Purportedly, Anzacs were created for Australian and New Zealand soldiers during the first world war, and their ingredients kept them fresh for long periods of time. Unlike other drop cookies, Anzacs contain no eggs, as there was a shortage of poultry farmers during that time. Another characteristic that sets Anzacs apart is the addition of golden syrup, which caramelizes in the oven, turning the cookies a deep orange-brown. Golden syrup is becoming increasingly easy to find in the states, but you can order it if you need an authentic Anzac fix.
I had never tasted golden syrup on its own before, but I found some at Rainbow recently and snapped it up. A thick sweetener made from boiling cane sugar down until it turns golden and takes on a toffee-like flavor, it has the smooth, mildness of corn syrup, minus the scariness. I’m itching to find out what else I can use it in – ice cream? Pecan pie? Treacle Tart?
One year ago:
Two years ago:
Makes about 2 dozen 3″ cookies
These cookies bake longer than regular drop cookies; when ready, they will turn an orangey-brown all over, and, when cooled, should firm up to a crisp and crunchy texture. Lyle’s Golden Syrup gives these cookies their characteristic color and flavor; I have yet to hear of an adequate substitute.

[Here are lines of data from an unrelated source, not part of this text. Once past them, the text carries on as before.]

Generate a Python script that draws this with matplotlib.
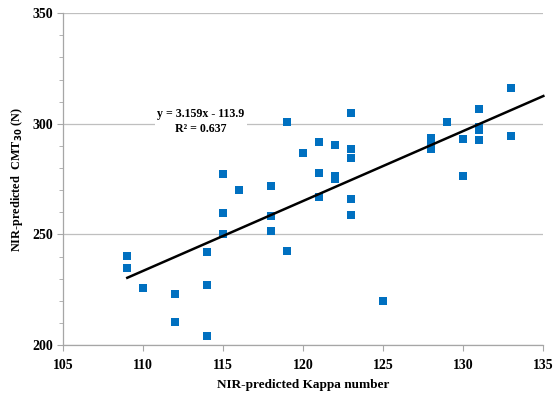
import numpy as np
import matplotlib.pyplot as plt

plt.rcParams['font.family'] = ['Liberation Serif', 'DejaVu Serif']
plt.rcParams['font.weight'] = 'bold'

# NIR-predicted Kappa number vs NIR-predicted CMT30
kappa = [109, 109, 110, 112, 112, 114, 114, 114, 115, 115, 115, 116,
         118, 118, 118, 119, 119, 120, 121, 121, 121, 122, 122, 122,
         123, 123, 123, 123, 123, 125, 128, 128, 128, 129, 130, 130,
         131, 131, 131, 131, 133, 133]
cmt = [240.5, 235, 226, 223, 210.5, 242, 227, 204, 277.5, 259.5, 250, 270,
       272, 258.5, 251.5, 301, 242.7, 287, 292, 278, 267, 290.5, 276.3, 275,
       305, 288.5, 284.5, 266, 259, 220, 293.8, 291.3, 288.5, 300.7, 293, 276.5,
       306.5, 298.5, 297, 292.5, 316.3, 294.7]

slope = 3.159
intercept = -113.9
fit_text = "y = 3.159x - 113.9\nR\u00b2 = 0.637"

fig = plt.figure(figsize=(5.55, 3.99), dpi=100)
ax = fig.add_axes([0.114, 0.135, 0.865, 0.832])

ax.scatter(kappa, cmt, marker='s', s=36, color='#0070C0', zorder=3, linewidths=0)

xl = np.array([min(kappa), 135])
ax.plot(xl, slope * xl + intercept, color='black', lw=1.8, zorder=4, clip_on=False)

ax.text(113.6, 301.0, fit_text, ha='center', va='center', fontsize=8.6,
        fontweight='bold', linespacing=1.25,
        bbox=dict(facecolor='white', edgecolor='none', pad=2), zorder=2)

ax.set_xlim(105, 135)
ax.set_ylim(200, 350)
ax.set_xticks(np.arange(105, 136, 5))
ax.set_yticks(np.arange(200, 351, 50))
ax.set_yticks(np.arange(200, 351, 10), minor=True)
ax.yaxis.grid(True, color='#bfbfbf', lw=0.9)
ax.set_axisbelow(True)

for s in ['top', 'right']:
    ax.spines[s].set_visible(False)
for s in ['left', 'bottom']:
    ax.spines[s].set_color('#a6a6a6')
    ax.spines[s].set_linewidth(0.9)

ax.tick_params(axis='both', which='both', colors='#a6a6a6', labelcolor='black',
               labelsize=10, direction='out')
ax.tick_params(axis='y', which='major', length=4)
ax.tick_params(axis='y', which='minor', length=3)
ax.tick_params(axis='x', length=4, pad=6)
for lab in ax.get_xticklabels() + ax.get_yticklabels():
    lab.set_fontweight('bold')

ax.set_xlabel('NIR-predicted Kappa number', fontsize=9.5, fontweight='bold', labelpad=5)
ax.set_ylabel('NIR-predicted  CMT$_{\\mathbf{30}}$ (N)', fontsize=8.8, fontweight='bold', labelpad=5)

fig.savefig('out.png', dpi=100)
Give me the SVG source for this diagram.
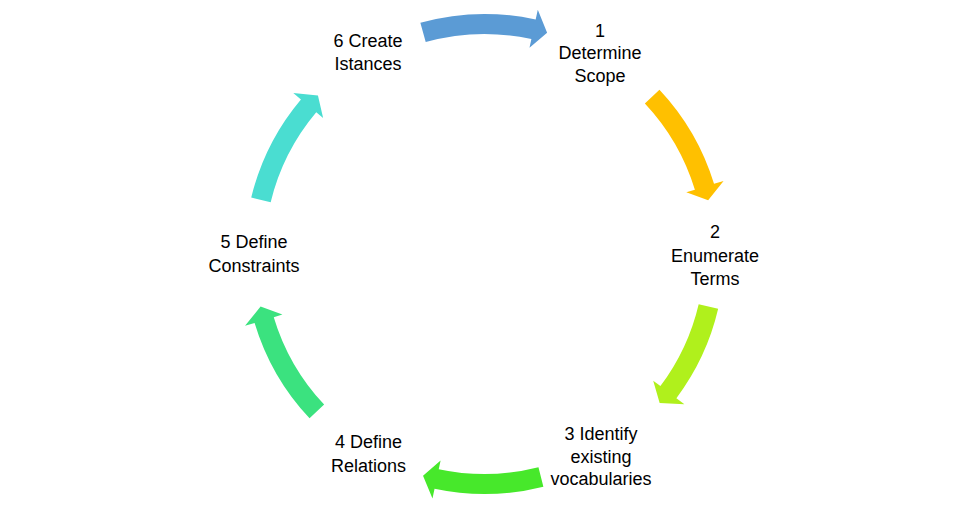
<svg xmlns="http://www.w3.org/2000/svg" xmlns:xlink="http://www.w3.org/1999/xlink" width="968" height="506" viewBox="0 0 968 506">
  <style>
    .lbl { font-family: "Liberation Sans", Arial, sans-serif; font-size: 18px; fill: #000000; text-anchor: middle; }
  </style>
  <defs>
    <path id="arr-313" d="M 0 -240 A 240 240 0 0 1 111.97 -212.28 L 116.64 -221.13 L 119.49 -196.53 L 98.44 -186.63 L 102.64 -194.59 A 220 220 0 0 0 0 -220 Z"/>
    <path id="arr-297" d="M 0 -240 A 240 240 0 0 1 106.00 -215.32 L 110.41 -224.30 L 113.96 -199.78 L 93.19 -189.31 L 97.16 -197.38 A 220 220 0 0 0 0 -220 Z"/>
    <path id="arr-272" d="M 0 -240 A 240 240 0 0 1 96.50 -219.74 L 100.52 -228.90 L 105.12 -204.57 L 84.84 -193.19 L 88.46 -201.43 A 220 220 0 0 0 0 -220 Z"/>
    <path id="arr-300" d="M 0 -240 A 240 240 0 0 1 107.12 -214.77 L 111.59 -223.72 L 115.00 -199.18 L 94.18 -188.82 L 98.20 -196.87 A 220 220 0 0 0 0 -220 Z"/>
  </defs>
  <rect width="968" height="506" fill="#ffffff"/>
  <g id="connectors">
    <use xlink:href="#arr-313" href="#arr-313" transform="translate(484.5 254) rotate(-15.5)" fill="#5B9BD5"/>
    <use xlink:href="#arr-297" href="#arr-297" transform="translate(484.5 254) rotate(46.8)" fill="#FFC000"/>
    <use xlink:href="#arr-272" href="#arr-272" transform="translate(484.5 254) rotate(103.2)" fill="#B0F01C"/>
    <use xlink:href="#arr-297" href="#arr-297" transform="translate(484.5 254) rotate(165.8)" fill="#47E82B"/>
    <use xlink:href="#arr-300" href="#arr-300" transform="translate(484.5 254) rotate(226.8)" fill="#3BE27F"/>
    <use xlink:href="#arr-300" href="#arr-300" transform="translate(484.5 254) rotate(283.6)" fill="#4ADDD1"/>
  </g>
  <g id="node1">
    <text class="lbl" x="600" y="36.5">1</text>
    <text class="lbl" x="600" y="59">Determine</text>
    <text class="lbl" x="600" y="81.7">Scope</text>
  </g>
  <g id="node2">
    <text class="lbl" x="715" y="238.3">2</text>
    <text class="lbl" x="715" y="261.7">Enumerate</text>
    <text class="lbl" x="715" y="285">Terms</text>
  </g>
  <g id="node3">
    <text class="lbl" x="601" y="440">3 Identify</text>
    <text class="lbl" x="601" y="462.5">existing</text>
    <text class="lbl" x="601" y="485">vocabularies</text>
  </g>
  <g id="node4">
    <text class="lbl" x="368.5" y="448.3">4 Define</text>
    <text class="lbl" x="368.5" y="471.7">Relations</text>
  </g>
  <g id="node5">
    <text class="lbl" x="254" y="248.3">5 Define</text>
    <text class="lbl" x="254" y="271.7">Constraints</text>
  </g>
  <g id="node6">
    <text class="lbl" x="368" y="47.3">6 Create</text>
    <text class="lbl" x="368" y="70">Istances</text>
  </g>
</svg>
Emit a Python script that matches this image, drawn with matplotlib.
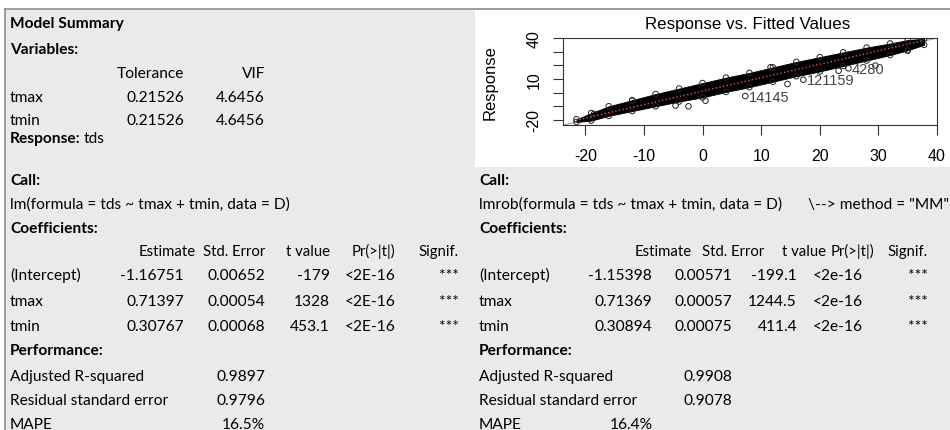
import numpy as np
import matplotlib.pyplot as plt
from matplotlib.patches import Rectangle

plt.rcParams['axes.unicode_minus'] = False

# ---- data ----
vif_names = ['tmax', 'tmin']
tolerance = ['0.21526', '0.21526']
vif = ['4.6456', '4.6456']

coef_names = ['(Intercept)', 'tmax', 'tmin']
coef_header = ['Estimate', 'Std. Error', 't value', 'Pr(>|t|)', 'Signif.']
lm_est = ['-1.16751', '0.71397', '0.30767']
lm_se = ['0.00652', '0.00054', '0.00068']
lm_t = ['-179', '1328', '453.1']
lm_p = ['<2E-16', '<2E-16', '<2E-16']
lm_sig = ['***', '***', '***']
rob_est = ['-1.15398', '0.71369', '0.30894']
rob_se = ['0.00571', '0.00057', '0.00075']
rob_t = ['-199.1', '1244.5', '411.4']
rob_p = ['<2e-16', '<2e-16', '<2e-16']
rob_sig = ['***', '***', '***']

perf_names = ['Adjusted R-squared', 'Residual standard error', 'MAPE']
lm_perf = ['0.9897', '0.9796', '16.5%']
rob_perf = ['0.9908', '0.9078', '16.4%']

# response vs fitted: edges of the dense point cloud, outliers, fit line
band_x = [-21.5, -19, -16, -12, -8, -4, 0, 4, 8, 12, 16, 20, 24, 28, 32, 35, 37.8]
band_hi = [-19.5, -15, -10, -5.5, -1, 3, 7, 11, 14.5, 18.5, 22.5, 26, 29.5, 33, 36, 38.5, 39.5]
band_lo = [-21.5, -20.5, -17, -13.5, -10, -6.5, -3.5, 0.5, 4, 8, 12, 15.5, 19.5, 23.5, 27.5, 31, 35]
out_x = [-4.6, -2.4, 0.5, 7.3, 14.5, 17.2, 23.2, 24.9, 29.5, 35.0, 11.6, -12.0, -18.5]
out_y = [-9.5, -10.0, -5.9, -2.5, 6.3, 9.5, 16.0, 17.8, 19.8, 30.7, 18.6, -5.9, -15.5]
out_lab = ['', '', '', '14145', '', '121159', '', '4280', '', '', '', '', '']
fit_x = [-21.0, 37.5]
fit_y = [-19.6, 38.0]
ref_x = [-25, 41]
xticks = [-20, -10, 0, 10, 20, 30, 40]
yticks = [-20, -10, 0, 10, 20, 30, 40]
ytick_labels = ['-20', '', '', '10', '', '', '40']

W, H = 950, 431
fig = plt.figure(figsize=(W / 100, H / 100), dpi=100)
fig.patch.set_facecolor('white')

bg = fig.add_axes([0, 0, 1, 1])
bg.set_xlim(0, W)
bg.set_ylim(H, 0)
bg.axis('off')

panel = '#eaeaea'
bg.add_patch(Rectangle((5, 10), W - 5, H - 10, fc=panel, ec='none'))
bg.add_patch(Rectangle((475, 11), W - 475, 157, fc='white', ec='none'))
bg.plot([5, W], [10, 10], color='#8c8c8c', lw=1.2)
bg.plot([5, 5], [10, H], color='#8c8c8c', lw=1.2)

font = 'Lato'
fs = 11.2


def txt(x, y, s, ha='left', bold=False, size=fs):
    return bg.text(x, y, s, ha=ha, va='baseline', fontsize=size, family=font,
                   fontweight='bold' if bold else 'normal', color='black')


# ---- left top block ----
txt(10, 28, 'Model Summary', bold=True)
txt(10, 54, 'Variables:', bold=True)
txt(184, 78, 'Tolerance', ha='right')
txt(265, 78, 'VIF', ha='right')
for i, (n, t, v) in enumerate(zip(vif_names, tolerance, vif)):
    y = 102 + i * 23.5
    txt(10, y, n)
    txt(184, y, t, ha='right')
    txt(265, y, v, ha='right')
r = txt(10, 143, 'Response:', bold=True)
bg.annotate('tds', xy=(1, 0), xycoords=r, xytext=(2.5, 0), textcoords='offset points',
            va='bottom', fontsize=fs, family=font)

rows = [185, 209, 233, 256, 280, 306, 331, 355, 381, 405, 429]


def summary(x0, call, est, se, tv, pv, sig, perf, hcols, vcols, pcols):
    txt(x0, rows[0], 'Call:', bold=True)
    txt(x0, rows[1], call)
    txt(x0, rows[2], 'Coefficients:', bold=True)
    for h, cx in zip(coef_header, hcols):
        txt(cx, rows[3], h, ha='right', size=fs - 0.5)
    for i, n in enumerate(coef_names):
        y = rows[4 + i]
        txt(x0, y, n)
        for val, cx in zip([est[i], se[i], tv[i], pv[i], sig[i]], vcols):
            txt(cx, y, val, ha='right')
    txt(x0, rows[7], 'Performance:', bold=True)
    for i, n in enumerate(perf_names):
        txt(x0, rows[8 + i], n)
        txt(pcols[i], rows[8 + i], perf[i], ha='right')


summary(10, 'lm(formula = tds ~ tmax + tmin, data = D)',
        lm_est, lm_se, lm_t, lm_p, lm_sig, lm_perf,
        [196, 265, 330, 395, 459], [184, 265, 330, 395, 459], [265, 265, 265])
summary(479, 'lmrob(formula = tds ~ tmax + tmin, data = D)',
        rob_est, rob_se, rob_t, rob_p, rob_sig, rob_perf,
        [692, 764, 826, 874, 928], [652, 732, 797, 863, 928], [732, 732, 653])
txt(808, rows[1], '\\--> method = "MM"')

# ---- response vs fitted plot ----
ax = fig.add_axes([563 / W, 1 - 126 / H, 374 / W, 87 / H])
ax.set_facecolor('white')
ax.set_xlim(-23.8, 40)
ax.set_ylim(-23.7, 40)
ax.plot(ref_x, ref_x, color='#a0a0a0', lw=0.8, zorder=1)
ax.fill_between(band_x, band_lo, band_hi, color='black', lw=0.6, ec='black', zorder=2)
ax.scatter(band_x, band_hi, s=16, facecolors='none', edgecolors='#222222', lw=0.7, zorder=3)
ax.scatter(band_x, band_lo, s=16, facecolors='none', edgecolors='#222222', lw=0.7, zorder=3)
ax.scatter(out_x, out_y, s=16, facecolors='none', edgecolors='#222222', lw=0.7, zorder=3)
for x, y, lab in zip(out_x, out_y, out_lab):
    if lab:
        ax.text(x + 0.6, y - 0.5, lab, fontsize=10.5, family='Liberation Sans',
                color='#444444', va='center', ha='left', zorder=4)
ax.plot(fit_x, fit_y, color='#df536b', lw=1.0, ls=':', zorder=5)

ax.set_xticks(xticks)
ax.set_yticks(yticks)
ax.set_yticklabels(ytick_labels, rotation=90, va='center')
for lab in ax.get_xticklabels() + ax.get_yticklabels():
    lab.set_family('Liberation Sans')
    lab.set_fontsize(11.5)
ax.tick_params(axis='both', direction='out', length=7.5, width=0.8, color='#333333')
ax.tick_params(axis='x', pad=9)
ax.tick_params(axis='y', pad=8)
for sp in ax.spines.values():
    sp.set_color('#333333')
    sp.set_linewidth(0.8)

bg.text(748, 25, 'Response vs. Fitted Values', ha='center', va='center',
        fontsize=12.2, family='Liberation Sans')
bg.text(490, 83, 'Response', ha='center', va='center', rotation=90,
        fontsize=12, family='Liberation Sans')

fig.savefig('out.png', dpi=100, facecolor='white')
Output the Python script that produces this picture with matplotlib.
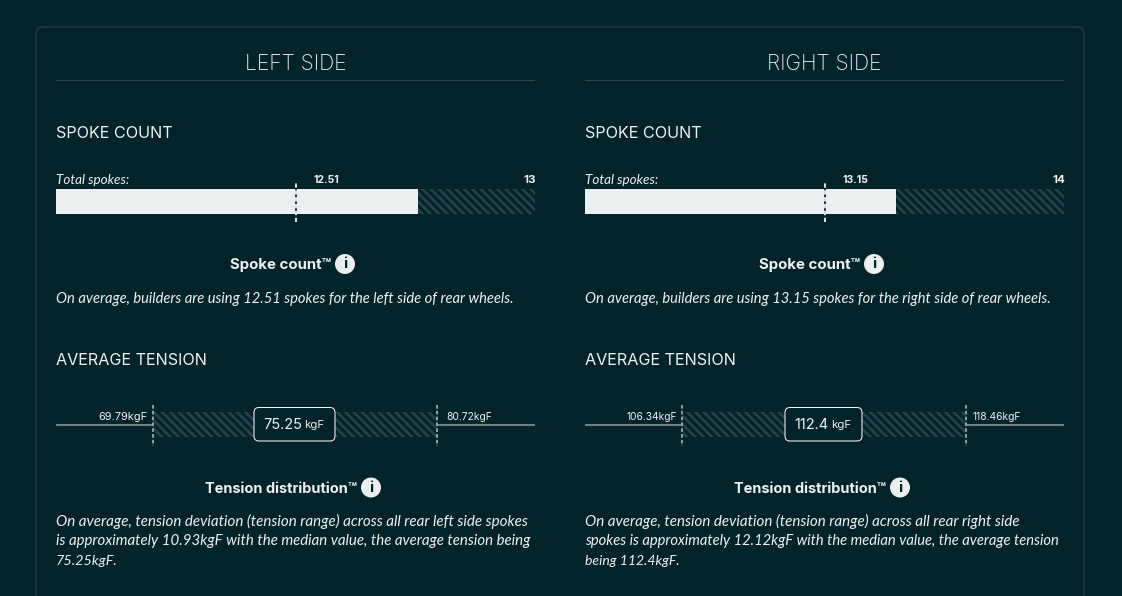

1/2 cup (2 1/2 ounces) all-purpose flour
1/2 cup (2 1/2 ounces) whole spelt (or whole wheat pastry) flour
1 cup (3 3/4 ounces) old-fashioned rolled oats
1 cup unsweetened shredded coconut
1/2 cup plus 2 tablespoons (4 3/4 ounces) sugar
1/2 teaspoon sea salt
4 ounces (8 tablespoons/1 stick) unsalted butter, in 6 pieces
2 tablespoons Lyle’s golden syrup
1 teaspoon baking soda
2 tablespoons boiling water
a few pinches of flaky salt, such as maldon
Position a rack in the upper third of your oven and preheat to 350º. Line 2 baking sheets with parchment paper.
In a large bowl, whisk together the flours, oats, coconut, sugar and salt.
Melt the butter and golden syrup together in a small saucepan, stirring occasionally.
Place the baking soda in a small bowl and stir in the boiling water. Stir the baking soda mixture into the butter mixture, then stir the butter mixture into the flour mixture to combine. You will have a fairly firm dough.
Scoop the dough into walnut-sized balls (about 1 inch in diameter; I use a #40 spring-loaded ice cream scoop with the purple handle) and place them 3-4 inches apart on the baking sheet – you will only be able to fit 8 on each sheet. Use your palm to flatten the cookies to 2″ discs. Sprinkle a tiny pinch of flaky salt over each cookie before baking.
Bake the cookies until they turn an orangey-golden-brown all over, 12-15 minutes, rotating once during the baking time. Use a thin, metal spatula to remove the cookies to racks to cool. The cookies will be firm-soft when warm, but should crisp up when cool. (I like them best crunchy and caramelized.)
Repeat with the remaining dough and cookies.
ANZACs keep well for up to several weeks, stored in an airtight container at room temperature.